What’s this? Ava thought. Not that.
“You look about my size,” she said. “Take off your shirt and jeans. Be right back.” She left the room. Her cup of tea turned cold. Ava sat in her panties, taking deep conscious breaths and sipping her tea. She imagined herself in a diner painting by Edward Hopper. When she noticed that Tess’s tea had turned cold, she nuked it in a small microwave over the stove and retrieved it just as Tess returned. “Thank you for that,” Tess said. She carried an armful of clothes. “Old stuff,” she said, “but still quality. Let’s have a fashion show.”
Ava modeled the clothes. Tess was right. They fit her like a glove. It might have been a lark, two girls having some fun, but Tess, sipping her nuked tea, stared at Ava as she posed and strutted as if the two of them were after a cure for cancer.
“They’ll do,” Tess said, still unsmiling.
Tess turned out to be a joker even in bed. The sex was pleasant, the aftermath less so. When Ava felt rage building and Tess started snoring up a storm, she thought about crawling off to sleep in the bath—the image an echo from some ancient song she could no longer remember—and instead gathered up her things, including the clothing from Tess and, to assuage her rage, the pair of turquoise earrings that Tess has placed inside a bedside drawer, and found her way to the mattress in the garage, where she surprised herself by sleeping like a stone until dawn.
***
Serena stood in the shower as long as she could before somebody shouted at her to get the hell done so somebody else could have a go. The hot water cleaned off the sweat and stink of the road but knocked her out. She crawled into her tent, put the duffel under her head, tucked the pack beside her as if cradling a lover to keep it safe, and went deaf and dumb for a good, long time. When she woke, it was midmorning.

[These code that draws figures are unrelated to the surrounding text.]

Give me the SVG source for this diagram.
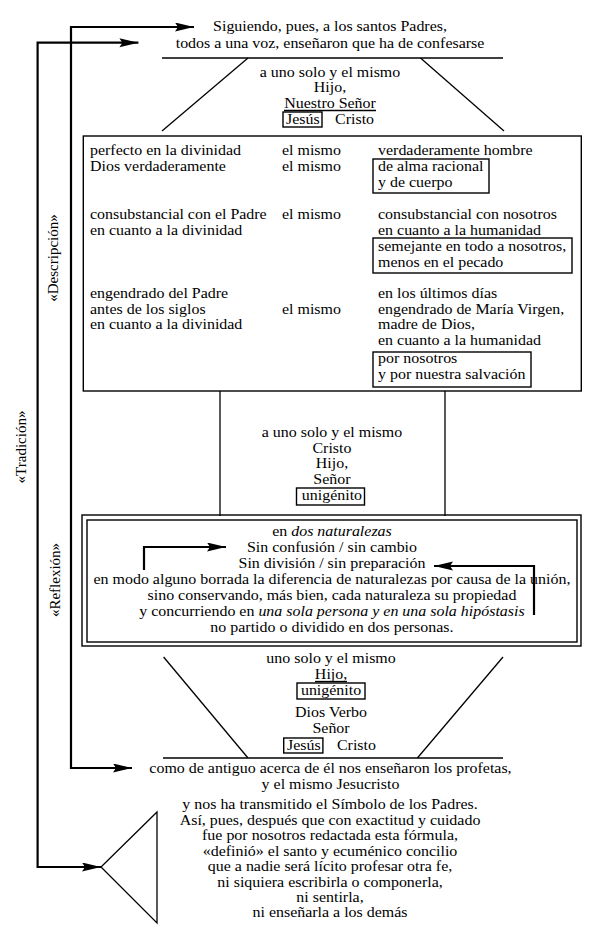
<svg xmlns="http://www.w3.org/2000/svg" width="609" height="943" viewBox="0 0 609 943">
<defs>
<style>
.t{font-family:"Liberation Serif","Times New Roman",serif;font-size:14px;fill:#000}
.c{text-anchor:middle}
.i{font-style:italic}
.ln{stroke:#000;fill:none;stroke-width:1.3}
.bx{stroke:#000;fill:none;stroke-width:1.4}
.br{stroke:#000;fill:none;stroke-width:2.2}
.lab{font-family:"Liberation Serif","Times New Roman",serif;font-size:15px;fill:#000;text-anchor:middle}
</style>
<marker id="ah" markerUnits="userSpaceOnUse" markerWidth="20" markerHeight="10" refX="19" refY="4.5" orient="auto-start-reverse">
<path d="M0,0 L19,4.5 L0,9 L3,4.5 z" fill="#000"/>
</marker>
</defs>
<rect width="609" height="943" fill="#fff"/>

<g id="connectors">
<polyline class="br" points="132,768 71,768 71,27 194,27" marker-start="url(#ah)" marker-end="url(#ah)"/>
<polyline class="br" points="101,867 37.6,867 37.6,42.7 138.4,42.7" marker-start="url(#ah)" marker-end="url(#ah)"/>
<polyline class="br" points="144,570 144,547 226,547" marker-end="url(#ah)"/>
<polyline class="br" points="534,615 534,566 434,566" marker-end="url(#ah)"/>
</g>

<g id="labels">
<text class="lab" transform="translate(58,258) rotate(-90)">«Descripción»</text>
<text class="lab" transform="translate(60,580) rotate(-90)">«Reflexión»</text>
<text class="lab" transform="translate(26,447) rotate(-90)">«Tradición»</text>
</g>

<g id="header">
<line class="ln" x1="162" y1="58" x2="503" y2="58"/>
<line class="ln" x1="248" y1="58" x2="162" y2="131"/>
<line class="ln" x1="420.5" y1="58" x2="504" y2="131"/>
<line class="ln" x1="284" y1="110.5" x2="376" y2="110.5" stroke-width="1"/>
<rect class="bx" x="283" y="112" width="39" height="15" stroke-width="1.2"/>
</g>

<g id="box-descripcion">
<rect class="bx" x="83.3" y="136" width="498" height="255"/>
<rect class="bx" x="373" y="159" width="116" height="34"/>
<rect class="bx" x="373" y="238" width="199" height="35"/>
<rect class="bx" x="373" y="352" width="158" height="35"/>
</g>

<g id="middle">
<line class="ln" x1="220" y1="391" x2="220" y2="516"/>
<line class="ln" x1="445" y1="391" x2="445" y2="516"/>
<rect class="bx" x="296.5" y="488" width="68" height="17" stroke-width="1.2"/>
</g>

<g id="box-reflexion">
<rect class="bx" x="82" y="515" width="499" height="131"/>
<rect class="bx" x="87" y="520" width="490" height="122"/>
</g>

<g id="footer">
<line class="ln" x1="163.6" y1="657" x2="248" y2="758"/>
<line class="ln" x1="503" y1="657" x2="417.4" y2="758"/>
<line class="ln" x1="163" y1="758" x2="503" y2="758"/>
<line class="ln" x1="315" y1="681.5" x2="347" y2="681.5" stroke-width="1"/>
<rect class="bx" x="297" y="683" width="68" height="16" stroke-width="1.2"/>
<rect class="bx" x="283.7" y="738" width="39.2" height="15" stroke-width="1.2"/>
</g>

<g id="definicion">
<polygon class="ln" points="157,812 101,867 157,923"/>
</g>

<g id="texts" class="t" transform="scale(1.14,1)">
<text class="c" x="289.5" y="31">Siguiendo, pues, a los santos Padres,</text>
<text class="c" x="289.5" y="48">todos a una voz, enseñaron que ha de confesarse</text>
<text class="c" x="289.5" y="77">a uno solo y el mismo</text>
<text class="c" x="289.5" y="92.5">Hijo,</text>
<text class="c" x="289.5" y="108">Nuestro Señor</text>
<text x="250.9" y="124">Jesús</text>
<text x="293.9" y="124">Cristo</text>

<text x="78.95" y="155">perfecto en la divinidad</text>
<text x="247.4" y="155">el mismo</text>
<text x="331.6" y="155">verdaderamente hombre</text>
<text x="78.95" y="171">Dios verdaderamente</text>
<text x="247.4" y="171">el mismo</text>
<text x="331.6" y="171">de alma racional</text>
<text x="331.6" y="187">y de cuerpo</text>

<text x="78.95" y="219">consubstancial con el Padre</text>
<text x="247.4" y="219">el mismo</text>
<text x="331.6" y="219">consubstancial con nosotros</text>
<text x="78.95" y="235">en cuanto a la divinidad</text>
<text x="331.6" y="235">en cuanto a la humanidad</text>
<text x="331.6" y="251">semejante en todo a nosotros,</text>
<text x="331.6" y="267">menos en el pecado</text>

<text x="78.95" y="298">engendrado del Padre</text>
<text x="331.6" y="298">en los últimos días</text>
<text x="78.95" y="314">antes de los siglos</text>
<text x="247.4" y="314">el mismo</text>
<text x="331.6" y="314">engendrado de María Virgen,</text>
<text x="78.95" y="329.5">en cuanto a la divinidad</text>
<text x="331.6" y="329.5">madre de Dios,</text>
<text x="331.6" y="345">en cuanto a la humanidad</text>
<text x="331.6" y="363">por nosotros</text>
<text x="331.6" y="379">y por nuestra salvación</text>

<text class="c" x="291.2" y="437">a uno solo y el mismo</text>
<text class="c" x="291.2" y="452.7">Cristo</text>
<text class="c" x="291.2" y="468.4">Hijo,</text>
<text class="c" x="291.2" y="484">Señor</text>
<text class="c" x="291.2" y="500.5">unigénito</text>

<text class="c" x="291.2" y="536.5">en <tspan class="i">dos naturalezas</tspan></text>
<text class="c" x="291.2" y="552.5">Sin confusión / sin cambio</text>
<text class="c" x="291.2" y="568.5">Sin división / sin preparación</text>
<text class="c" x="291.2" y="584.5">en modo alguno borrada la diferencia de naturalezas por causa de la unión,</text>
<text class="c" x="291.2" y="600.5">sino conservando, más bien, cada naturaleza su propiedad</text>
<text class="c" x="291.2" y="616.5">y concurriendo en <tspan class="i">una sola persona y en una sola hipóstasis</tspan></text>
<text class="c" x="291.2" y="632.5">no partido o dividido en dos personas.</text>

<text class="c" x="290.4" y="663">uno solo y el mismo</text>
<text class="c" x="290.4" y="679.5">Hijo,</text>
<text class="c" x="290.4" y="695.5">unigénito</text>
<text class="c" x="290.4" y="717">Dios Verbo</text>
<text class="c" x="290.4" y="733">Señor</text>
<text x="251.8" y="750">Jesús</text>
<text x="295.6" y="750">Cristo</text>

<text class="c" x="289.9" y="773">como de antiguo acerca de él nos enseñaron los profetas,</text>
<text class="c" x="289.9" y="789">y el mismo Jesucristo</text>
<text class="c" x="289.5" y="809">y nos ha transmitido el Símbolo de los Padres.</text>
<text class="c" x="289.5" y="825">Así, pues, después que con exactitud y cuidado</text>
<text class="c" x="289.5" y="840">fue por nosotros redactada esta fórmula,</text>
<text class="c" x="289.5" y="856">«definió» el santo y ecuménico concilio</text>
<text class="c" x="289.5" y="871">que a nadie será lícito profesar otra fe,</text>
<text class="c" x="289.5" y="887">ni siquiera escribirla o componerla,</text>
<text class="c" x="289.5" y="902">ni sentirla,</text>
<text class="c" x="289.5" y="917">ni enseñarla a los demás</text>
</g>
</svg>
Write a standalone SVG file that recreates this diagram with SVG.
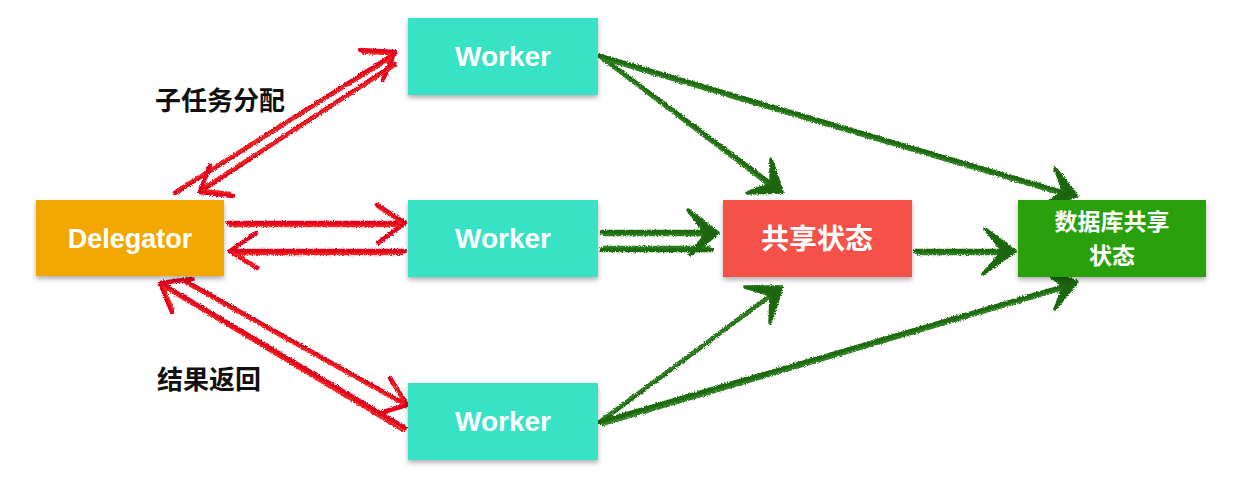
<svg xmlns="http://www.w3.org/2000/svg" width="1240" height="486" viewBox="0 0 1240 486">
<defs>
<filter id="shadow" x="-10%" y="-20%" width="120%" height="150%">
<feDropShadow dx="0" dy="3" stdDeviation="2.5" flood-color="#000" flood-opacity="0.3"/>
</filter>
<filter id="rough" x="-5%" y="-5%" width="110%" height="110%">
<feTurbulence type="fractalNoise" baseFrequency="0.9" numOctaves="2" seed="3" result="n"/>
<feDisplacementMap in="SourceGraphic" in2="n" scale="3.5" xChannelSelector="R" yChannelSelector="G"/>
</filter>
<style>
.node rect{filter:url(#shadow);}
.lbl{font-family:"Liberation Sans","Noto Sans CJK SC",Arial,sans-serif;font-weight:bold;fill:#fff;text-anchor:middle;}
.cap{font-family:"Liberation Sans","Noto Sans CJK SC",sans-serif;font-weight:bold;fill:#111;font-size:26px;}
.red path{fill:none;stroke:#E2001A;stroke-width:4.5;stroke-linecap:round;stroke-linejoin:round;}
.red path.t{stroke-width:2.5;stroke:#F02020;}
.green path{fill:none;stroke:#1F6A10;stroke-width:4.5;stroke-linecap:round;stroke-linejoin:round;}
.green path.t{stroke-width:2.5;stroke:#2F7F20;}
.green polygon{fill:#1C6410;stroke:#1F6A10;stroke-width:3.5;stroke-linejoin:round;}
</style>
</defs>
<rect width="1240" height="486" fill="#fff"/>

<g id="connectors" filter="url(#rough)">
<g class="red">
<path d="M175,193 L393,55 M360,50 L395,52 L383,80"/>
<path class="t" d="M177,190 L392,58 M362,53 L391,54"/>
<path d="M395,64 L202,190 M210,165 L200,192 L233,196"/>
<path class="t" d="M393,67 L204,187 M203,190 L230,193"/>
<path d="M228,223 L403,223 M377,205 L405,223 L378,243"/>
<path class="t" d="M230,226 L400,226 M379,208 L401,223"/>
<path d="M405,251 L232,251 M256,233 L230,251 L257,268"/>
<path class="t" d="M402,254 L234,254 M233,252 L254,266"/>
<path d="M185,281 L405,404 M390,378 L407,405 L380,413"/>
<path class="t" d="M187,284 L402,404 M392,381 L404,403"/>
<path d="M405,428 L162,284 M192,279 L160,283 L172,312"/>
<path class="t" d="M403,431 L165,288 M163,286 L173,309"/>
</g>
<g class="green">
<path d="M600,56 L778,189"/>
<path class="t" d="M602,59 L776,191"/>
<polygon points="782,192 747,193 771,184 771,159"/>
<path d="M600,56 L1072,195"/>
<path class="t" d="M602,59 L1070,197"/>
<polygon points="1077,196 1042,206 1064,192 1055,168"/>
<path d="M602,232 L712,232 M602,250 L712,250"/>
<path class="t" d="M604,235 L710,235 M604,247 L710,247"/>
<polygon points="718,233 688,210 706,234 690,255"/>
<path d="M915,251 L1010,251"/>
<path class="t" d="M917,254 L1008,254"/>
<polygon points="1015,251 985,229 1003,251 983,274"/>
<path d="M600,422 L778,290"/>
<path class="t" d="M602,419 L776,292"/>
<polygon points="782,287 745,287 771,295 770,323"/>
<path d="M600,422 L1072,284"/>
<path class="t" d="M602,425 L1070,287"/>
<polygon points="1077,282 1044,271 1064,286 1055,309"/>
</g>
</g>

<g id="delegator" class="node">
<rect x="36" y="200" width="188" height="76" fill="#F2A800"/>
<text class="lbl" x="130" y="248" font-size="27">Delegator</text>
</g>
<g id="worker1" class="node">
<rect x="408" y="18" width="190" height="77" fill="#38E2C4"/>
<text class="lbl" x="503" y="66" font-size="28">Worker</text>
</g>
<g id="worker2" class="node">
<rect x="408" y="200" width="190" height="77" fill="#38E2C4"/>
<text class="lbl" x="503" y="248" font-size="28">Worker</text>
</g>
<g id="worker3" class="node">
<rect x="408" y="383" width="190" height="77" fill="#38E2C4"/>
<text class="lbl" x="503" y="431" font-size="28">Worker</text>
</g>
<g id="shared" class="node">
<rect x="723" y="200" width="189" height="77" fill="#F5514A"/>
<text class="lbl" x="817" y="249" font-size="28">共享状态</text>
</g>
<g id="db" class="node">
<rect x="1018" y="200" width="188" height="77" fill="#2CA00E"/>
<text class="lbl" x="1112" y="230" font-size="23">数据库共享</text>
<text class="lbl" x="1112" y="264" font-size="23">状态</text>
</g>

<text class="cap" x="155" y="110">子任务分配</text>
<text class="cap" x="157" y="389">结果返回</text>
</svg>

Wander had a pot of coffee keeping warm on the propane burner placed on a card table with folding legs that she had set up outside like a lemonade stand. She motioned to Serena, who was groggy, and the two of them sat with coffee mugs and took in the sights. The two young women who had sat up front with Wander were gone. “One has a boyfriend here,” Wander said. “They might or might not be back anytime soon.” When Serena asked about the old couple, Wander pulled one of her ludicrous jet-black pigtails as if tugging on her brain pan with it and rolled her eyes. “God only knows. I’ve put out word around camp that they need something more permanent at their age than I can provide.” She stared off into the middle distance; Serena followed her gaze but saw nothing except a cascade of vans, tents, and RVs, with stunted trees here and there. “Don’t get me wrong,” Wander said. “They’ve paid their way. Up-front. Social Security and something in the bank. I’m happy for it, but I’m no caretaker.”
Serena was only half listening. “Huh,” she said, hoping the grunt sounded commiserative. “I want to beat it today, go downtown, find a room if I can. You have any ideas?”